African Methodist Episcopal Church
Decatur Street, Cumberland, Allegany County
The African Methodist Episcopal Church was built in 1892 on the site of an earlier church. It is a rectangular two-story gable-front brick building on a concrete foundation. The south gable end has a large, pointed-arch stained glass window at the tall second story level. The first story of this facade contains two recessed, double doors separated by three small round-arched 1/1 sash windows. Each leaf of the double doors has two panels, a larger on top. Above each door is a semicircular transom. A set of concrete stairs leads up to each door. A band of decorative brick extends across the wall at the level of the top of the doors. A second band crosses the facade on either side of the large window. The large window consists of tracery work creating two smaller pointed-arch windows with a round window above. The peak of the gable is decorated by a board with a trefoil cutout and simple stickwork below. The west elevation is five bays long with six brick buttresses defining the bays. The first-floor windows have 6/6 sash windows except the southernmost which has a 1/1 sash with stained glass. The northernmost bay contains a door. The second floor of this elevation contains five stained-glass lancet windows, one in each bay. The east elevation is very similar to the west, but stands against the dwelling just east of it. The north gable end has windows only on the first floor. The floor plan of the first floor consists of an entrance/stair hall in the south end, the meeting room with a stage in the north, and stairs rising from either side to a central door, leading into the meeting room. There is a balcony on the south end facing the altar in the north end and a stage in the northeast corner. The pews were installed in three sections, curved to face the altar. The interior, very plain in decoration, has been renovated several times, though the pews appear to be original.

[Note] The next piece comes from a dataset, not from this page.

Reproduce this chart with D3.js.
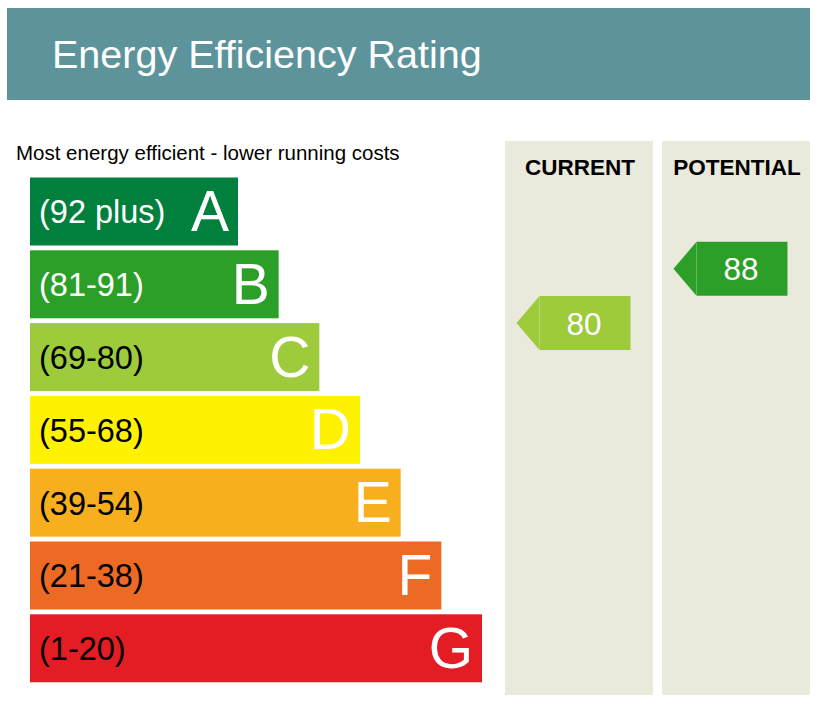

This church is a material part of the history of the free black community in Cumberland. This substantial building reflects the level of prosperity the black community had reached by 1892, as well as the prominent place of the church in the life of the community. The congregation that built this church is itself important in Maryland's Black History as an early organized group of free blacks. In 1847 blacks who had for many years worshipped from the balcony at the Centre Street Methodist Episcopal Church decided to leave the white congregation and build their own church. They elected a board of trustees, and a plain brick building was completed by the end of 1848. A Father Golden, of Baltimore, came to Cumberland to help with this effort. This first church was rebuilt and enlarged in 1871 and enlarged again in 1875 to accommodate the increasing membership. The present church was built in 1892 in the Methodist tradition with the sanctuary on the second floor and Sunday school rooms below.